Corriere della Sera, 4 maggio 2022
Una mostra dedicata alla biblioteca di Umberto Eco
Dunque la biblioteca antica di Umberto Eco, acquistata dallo Stato nel 2018, ha trovato la sua collocazione nella Braidense di Milano, mentre i quarantamila volumi moderni, con le carte e gli archivi, si trasferiranno nell’ala novecentesca della Biblioteca universitaria di Bologna. A Brera sarà esposto da domani al 2 luglio il fondo antico, che comprende circa 1.200 volumi, tra incunaboli, aldine, prime edizioni. L’apertura della mostra, intitolata L’idea della biblioteca, coinciderà con l’inaugurazione dello «Studiolo», dove verranno conservati i preziosi volumi che il bibliofilo Eco ha raccolto per una lunga vita in mezzo mondo. Si tratta della sezione scherzosamente chiamata dallo stesso Eco «Bibliotheca Semiologica, Curiosa, Lunatica, Magica et Pneumatica», che nell’appartamento milanese di piazza Castello occupava una stanza in penombra, deumidificata, climatizzata e fornita di un allarme autonomo (il semiologo temeva i furti ma ancora di più gli incendi). Quella collezione era per Eco «un organismo vivente dotato di vita autonoma», cresciuto negli anni prima in modo un po’ occasionale e poi sempre più secondo criteri sistematici e puntuali.

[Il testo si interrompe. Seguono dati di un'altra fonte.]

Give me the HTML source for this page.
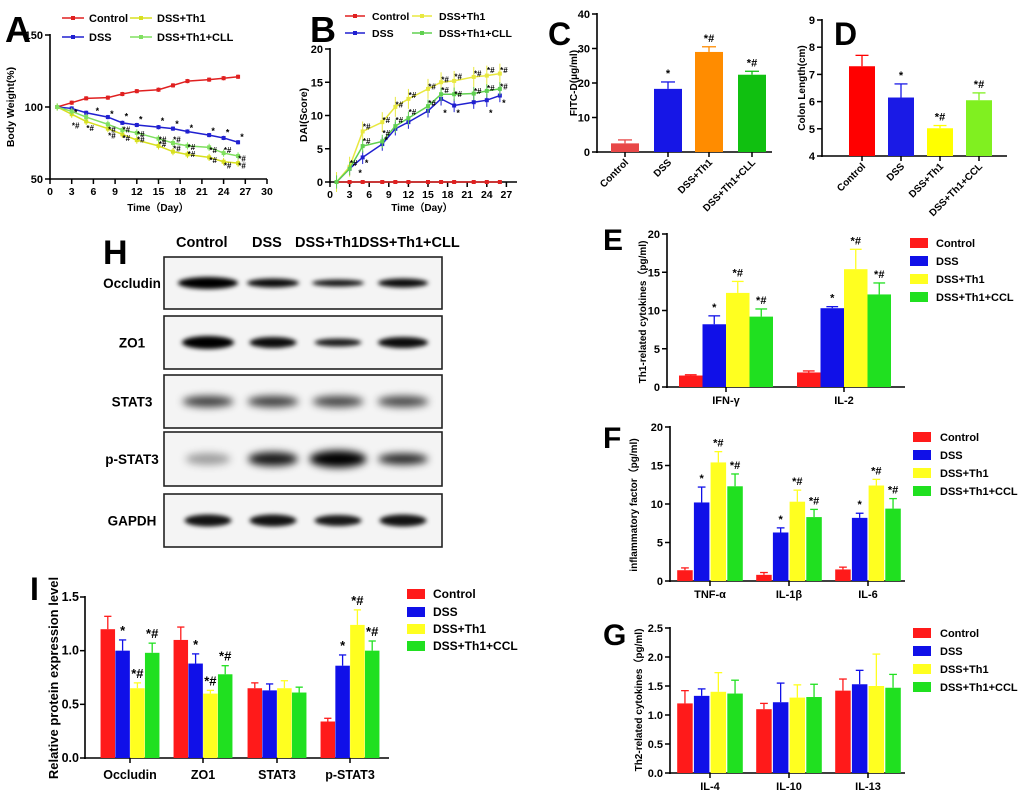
<!DOCTYPE html>
<html><head><meta charset="utf-8"><style>
body{margin:0;background:#fff}
svg{display:block;font-family:"Liberation Sans",Arial,sans-serif;font-weight:bold}
</style></head><body>
<svg id="s" width="1020" height="807" viewBox="0 0 1020 807" xmlns="http://www.w3.org/2000/svg">
<defs>
<filter id="bl" x="-30%" y="-100%" width="160%" height="300%"><feGaussianBlur stdDeviation="2.5 2"/></filter>
<filter id="bl2" x="-30%" y="-100%" width="160%" height="300%"><feGaussianBlur stdDeviation="4 4"/></filter>
</defs>
</svg>
<script>
const S=document.getElementById('s');const NS='http://www.w3.org/2000/svg';
function el(t,a,txt){const e=document.createElementNS(NS,t);for(const k in a)e.setAttribute(k,a[k]);if(txt!==undefined)e.textContent=txt;S.appendChild(e);return e;}
function line(x1,y1,x2,y2,c,w){el('line',{x1,y1,x2,y2,stroke:c||'#000','stroke-width':w||1.5});}
function text(x,y,t,sz,anchor,extra){const a=Object.assign({x,y,'font-size':sz||11,'text-anchor':anchor||'middle',fill:'#000'},extra||{});el('text',a,t);}
function yaxis(x,yT,yB,min,max,ticks,fmt,sz,gap){line(x,yT-1,x,yB+1,'#000',1.6);ticks.forEach(v=>{const y=yB-(v-min)/(max-min)*(yB-yT);line(x-5,y,x,y,'#000',1.5);text(x-(gap||7),y+4,fmt?fmt(v):String(v),sz||11,'end');});return v=>yB-(v-min)/(max-min)*(yB-yT);}
function big(x,y,t,sz){text(x,y,t,sz||34,'start',{'font-weight':'bold'});}
// ===== Panel A =====
big(5,42,'A',36);
(function(){const X=d=>50+d*(217/30);const Y=yaxis(50,35,179,50,150,[50,100,150]);
line(49,179,267,179,'#000',1.6);for(let d=0;d<=30;d+=3){line(X(d),179,X(d),184);text(X(d),195,String(d),10.5);}
text(158,211,'Time（Day）',10);
text(14,107,'Body Weight(%)',10.5,'middle',{transform:'rotate(-90 14 107)'});
const days=[1,3,5,8,10,12,15,17,19,22,24,26];
const ser=[['#e02020',[100,103,106,106.5,109,111,112,115,118,119,120,121],1.5],['#2020d0',[100,99,96,93,89,87.5,86,85,83,80.5,78.5,75.5],1.5],['#d8e020',[100,95,90,85,81,77,73,69,67,65,62,61],2.5],['#80e060',[100,97,93,88,84,82,78,75,73,72,68,66],2.5]];
ser.forEach(([c,v,e])=>{el('polyline',{points:days.map((d,i)=>X(d)+','+Y(v[i])).join(' '),fill:'none',stroke:c,'stroke-width':1.5});days.forEach((d,i)=>{line(X(d),Y(v[i]+e),X(d),Y(v[i]-e),c,1);el('rect',{x:X(d)-2,y:Y(v[i])-2,width:4,height:4,fill:c});});});
[[3,97],[6,98],[8,96],[10,94],[12,92],[15,91],[17,89],[19,86],[22,84],[24,83],[26,80]].forEach(([d,v])=>text(X(d)+4,Y(v)+4,'*',9));
[[3,88],[5,86],[8,81],[10,79],[12,78],[15,75],[17,72],[19,68],[22,64],[24,60],[26,60],[8,85],[10,85],[12,82],[15,78],[17,78],[19,73],[22,71],[24,71],[26,65]].forEach(([d,v])=>text(X(d)+4,Y(v)+4,'*#',8));
[['#e02020','Control',62,18],['#2020d0','DSS',62,37],['#d8e020','DSS+Th1',130,18],['#80e060','DSS+Th1+CLL',130,37]].forEach(([c,t,x,y])=>{line(x,y,x+22,y,c,1.5);el('rect',{x:x+9,y:y-2,width:4,height:4,fill:c});text(x+27,y+4,t,11,'start');});
})();
// ===== Panel B =====
big(310,42,'B',36);
(function(){const X=d=>330+d*(19.6/3);const Y=yaxis(330,49,182,0,20,[0,5,10,15,20]);
line(329,182,517,182,'#000',1.6);for(let d=0;d<=27;d+=3){line(X(d),182,X(d),187);text(X(d),198,String(d),10.5);}
text(422,211,'Time（Day）',10);
text(307,115,'DAI(Score)',10.5,'middle',{transform:'rotate(-90 307 115)'});
const days=[1,3,5,8,10,12,15,17,19,22,24,26];
const ser=[['#e02020',[0,0,0,0,0,0,0,0,0,0,0,0],0],['#2020d0',[0,2,3.7,5.7,8,9,10.7,12.5,11.5,12,12.3,13],1],['#e8e840',[0,2.3,7.6,9,11.3,12.5,14,15,15.2,15.8,16,16.3],1.5],['#60d050',[0,2,5.4,6.1,8.4,9.6,11.4,13.2,13.2,13.3,13.7,14],1]];
ser.forEach(([c,v,e])=>{el('polyline',{points:days.map((d,i)=>X(d)+','+Y(v[i])).join(' '),fill:'none',stroke:c,'stroke-width':1.5});days.forEach((d,i)=>{if(e)line(X(d),Y(v[i]+e),X(d),Y(v[i]-e),c,1);el('rect',{x:X(d)-2,y:Y(v[i])-2,width:4,height:4,fill:c});});});
[[3,3],[5,8.5],[8,9.5],[10,11.8],[12,13.2],[15,14.5],[17,15.6],[19,16],[22,16.5],[24,17],[26,17],[5,6.3],[8,7.5],[10,9.5],[12,10.7],[15,12],[17,14],[19,13.4],[22,13.8],[24,14.3],[26,14.5]].forEach(([d,v])=>text(X(d)+4,Y(v)+4,'*#',8));
[[4,1.5],[5,3],[8,6.5],[17,10.5],[19,10.5],[24,10.5],[26,12]].forEach(([d,v])=>text(X(d)+4,Y(v)+4,'*',9));
[['#e02020','Control',345,16],['#2020d0','DSS',345,33],['#e8e840','DSS+Th1',412,16],['#60d050','DSS+Th1+CLL',412,33]].forEach(([c,t,x,y])=>{line(x,y,x+20,y,c,1.5);el('rect',{x:x+8,y:y-2,width:4,height:4,fill:c});text(x+27,y+4,t,10.5,'start');});
})();
function bars(Y,list,w,lsz){list.forEach(([x,v,e,c,lab])=>{el('rect',{x:x-w/2,y:Y(v),width:w,height:Y.base-Y(v),fill:c});line(x,Y(v),x,Y(e),c,1.3);line(x-w/4,Y(e),x+w/4,Y(e),c,1.3);if(lab)text(x,Y(e)-5,lab,lsz||11);});}
// ===== C =====
big(548,45,'C',32);
(function(){const Y=yaxis(597,14,152,0,40,[0,10,20,30,40]);Y.base=152;line(596,152,772,152,'#000',1.6);
text(577,83,'FITC-D(μg/ml)',10,'middle',{transform:'rotate(-90 577 83)'});
bars(Y,[[625,2.5,3.5,'#e84848',''],[668,18.3,20.3,'#1616e6','*'],[709,29,30.5,'#ff8c00','*#'],[752,22.4,23.4,'#10c010','*#']],28);
[[625,'Control'],[668,'DSS'],[709,'DSS+Th1'],[752,'DSS+Th1+CLL']].forEach(([x,t])=>{line(x,152,x,157);text(x+4,163,t,10,'end',{transform:`rotate(-45 ${x+4} 163)`});});
})();
// ===== D =====
big(834,45,'D',32);
(function(){const Y=yaxis(822,20,156,4,9,[4,5,6,7,8,9]);Y.base=156;line(821,156,1007,156,'#000',1.6);
text(805,88,'Colon Length(cm)',10,'middle',{transform:'rotate(-90 805 88)'});
bars(Y,[[862,7.3,7.7,'#ff0000',''],[901,6.15,6.65,'#1a1ae6','*'],[940,5.02,5.12,'#ffff00','*#'],[979,6.05,6.32,'#80f020','*#']],26);
[[862,'Control'],[901,'DSS'],[940,'DSS+Th1'],[979,'DSS+Th1+CCL']].forEach(([x,t])=>{line(x,156,x,161);text(x+4,167,t,10,'end',{transform:`rotate(-45 ${x+4} 167)`});});
})();
const COL=['#ff1a1a','#1010e8','#ffff20','#20e020'];
function legend(x,ys,names,tx,sz){names.forEach((t,i)=>{el('rect',{x:x,y:ys[i]-5,width:18,height:10,fill:COL[i]});text(tx||x+26,ys[i]+4,t,sz||11,'start');});}
function grouped(yAx,groups,w,labY,sp,lsz,csz){groups.forEach(([cx,name,vals,errs,labs])=>{const off=[-1.5,-0.5,0.5,1.5];vals.forEach((v,i)=>{bars(yAx,[[cx+off[i]*(sp||w),v,errs[i],COL[i],labs[i]]],w,lsz);});line(cx,yAx.base,cx,yAx.base+5);text(cx,labY,name,csz||11);});}
// ===== E =====
big(603,250,'E',30);
(function(){const Y=yaxis(667,234,387,0,20,[0,5,10,15,20]);Y.base=387;line(666,387,905,387,'#000',1.6);
text(646,312,'Th1-related cytokines（pg/ml)',10,'middle',{transform:'rotate(-90 646 312)'});
grouped(Y,[[726,'IFN-γ',[1.5,8.2,12.3,9.2],[1.6,9.3,13.8,10.2],['','*','*#','*#']],[844,'IL-2',[1.9,10.3,15.4,12.1],[2.1,10.5,18,13.6],['','*','*#','*#']]],23.5,404);
legend(910,[243,261,279,297],['Control','DSS','DSS+Th1','DSS+Th1+CCL'],936);
})();
// ===== F =====
big(603,448,'F',30);
(function(){const Y=yaxis(670,427,581,0,20,[0,5,10,15,20]);Y.base=581;line(669,581,905,581,'#000',1.6);
text(637,505,'inflammatory factor（pg/ml)',10,'middle',{transform:'rotate(-90 637 505)'});
grouped(Y,[[710,'TNF-α',[1.4,10.2,15.4,12.3],[1.7,12.2,16.8,13.9],['','*','*#','*#']],[789,'IL-1β',[0.8,6.3,10.3,8.3],[1.1,6.9,11.8,9.3],['','*','*#','*#']],[868,'IL-6',[1.5,8.2,12.4,9.4],[1.8,8.8,13.2,10.7],['','*','*#','*#']]],15.5,598,16.7);
legend(913,[437,455,473,491],['Control','DSS','DSS+Th1','DSS+Th1+CCL'],940);
})();
// ===== G =====
big(603,645,'G',30);
(function(){const Y=yaxis(670,628,773,0,2.5,[0,0.5,1,1.5,2,2.5],v=>v.toFixed(1));Y.base=773;line(669,773,905,773,'#000',1.6);
text(642,700,'Th2-related cytokines（pg/ml)',10,'middle',{transform:'rotate(-90 642 700)'});
grouped(Y,[[710,'IL-4',[1.2,1.33,1.4,1.37],[1.42,1.45,1.73,1.6],['','','','']],[789,'IL-10',[1.1,1.22,1.3,1.31],[1.2,1.55,1.52,1.53],['','','','']],[868,'IL-13',[1.42,1.53,1.5,1.47],[1.62,1.77,2.05,1.7],['','','','']]],15.5,790,16.7);
legend(913,[633,651,669,687],['Control','DSS','DSS+Th1','DSS+Th1+CCL'],940);
})();
// ===== I =====
big(30,600,'I',32);
(function(){const Y=yaxis(85,597,758,0,1.5,[0,0.5,1,1.5],v=>v.toFixed(1),12.5,6);Y.base=758;line(84,758,389,758,'#000',1.6);
text(58,678,'Relative protein expression level',13,'middle',{transform:'rotate(-90 58 678)'});
grouped(Y,[[130,'Occludin',[1.2,1.0,0.65,0.98],[1.32,1.1,0.7,1.07],['','*','*#','*#']],[203,'ZO1',[1.1,0.88,0.6,0.78],[1.22,0.97,0.63,0.86],['','*','*#','*#']],[277,'STAT3',[0.65,0.63,0.65,0.61],[0.7,0.69,0.72,0.66],['','','','']],[350,'p-STAT3',[0.34,0.86,1.24,1.0],[0.37,0.96,1.38,1.09],['','*','*#','*#']]],14.5,779,14.8,13,12.5);
legend(407,[594,612,629,646],['Control','DSS','DSS+Th1','DSS+Th1+CCL'],433,12);
})();
// ===== H blot =====
big(103,264,'H',34);
[[176,'Control'],[252,'DSS'],[295,'DSS+Th1'],[359,'DSS+Th1+CLL']].forEach(([x,t])=>text(x,247,t,14.5,'start'));
const boxes=[[257,309,'Occludin',[[60,12,1],[52,9,0.95],[52,7,0.9],[50,9,0.95]]],[316,369,'ZO1',[[52,13,1],[47,11,0.95],[47,8,0.88],[50,11,0.95]]],[375,428,'STAT3',[[47,11,0.75],[47,11,0.75],[47,11,0.72],[47,11,0.7]]],[432,486,'p-STAT3',[[45,12,0.35],[50,14,0.9],[57,17,1],[50,11,0.85]]],[494,547,'GAPDH',[[47,12,0.92],[47,12,0.92],[47,11,0.9],[47,12,0.92]]]];
const lanes=[208,273,338,403];
boxes.forEach(([y1,y2,lab,b])=>{el('rect',{x:164,y:y1,width:278,height:y2-y1,fill:'#f4f4f4',stroke:'#222','stroke-width':1.6});
const cy=(y1+y2)/2;b.forEach(([w,h,o],i)=>{el('ellipse',{cx:lanes[i],cy:cy,rx:w/2+(lab=='STAT3'?2:0),ry:h/2,fill:'#000','fill-opacity':o,filter:lab=='STAT3'||lab=='p-STAT3'?'url(#bl2)':'url(#bl)'});});
text(132,cy+5,lab,13.5);});
</script>
</body></html>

«Sono diventato un vero bibliofilo dopo i cinquant’anni», diceva Eco ripensando alla sua passione. «Un tempo correvo qua e là per scovare pezzi curiosi — raccontò a Andrea Kerbaker nel 2012 — oggi mi limito a poche scelte mirate». Gli interessi prevalenti che hanno ispirato la raccolta sono il sapere occulto e il sapere falso, temi che, come si sa, hanno occupato l’attenzione sia dello studioso sia dello scrittore: «Ho Tolomeo, che si sbagliava sul moto della Terra, ma non ho Galileo, che aveva ragione», dichiarò Eco in Non sperate di liberarvi dei libri, il dialogo con Jean-Claude Carrière.
In realtà, parlare di fondo antico sarebbe improprio, visto che nel corpus spiccano volumi ottocenteschi e novecenteschi di notevolissimo valore, come le due ristampe (1924 e 1926) dell’Ulysses di Joyce, edite dalla parigina Shakespeare & Company. 36 sono gli incunaboli, tra cui il De Civitate Dei di Sant’Agostino edito a Roma nel 1470, il Corpus Hermeticum di Ermete Trismegisto (Venezia 1481) e l’Hypnerotomachia Poliphili, il romanzo allegorico impresso da Manuzio nel 1499 con 170 xilografie, che Eco, e non solo lui, considerava «il più bel libro mai stampato». Eco amava ricordare, tra i suoi gioielli, «un vecchio Paracelso di cui ogni pagina assomiglia a un merletto». E segnalava un altro incunabolo, il Malleus maleficarum, «grande e nefasto manuale per gli inquisitori e i cacciatori di streghe, rilegato da un “Mosè Cornuto”, altrimenti detto un ebreo che lavorava solo per biblioteche cistercensi e che firmava ogni rilegatura con l’immagine di un Mosè con le corna». Ci sono numerose cinquecentine: un De umbris idearum di Giordano Bruno (1582), varie prime edizioni di Tomaso Garzoni, e procedendo verso il secolo scorso, ci si imbatte in un Moebius sull’inferiorità mentale della donna, stampato a Torino nel 1904...
Tanti testi che «riemergono ciclicamente nei romanzi, nei saggi e nelle interviste», ha testimoniato lo studioso olandese Frans A. Janssen, che visitò più volte la biblioteca di Eco, sottolineando il rapporto intrinseco tra il collezionista, lo scrittore e lo studioso di misteri, occultismi, alchimie, segreti, pronostici, magie, tenebrosità orientali, satanismi... Tutto ciò che accendeva la sua fantasia e la sua infinita, leggendaria curiosità.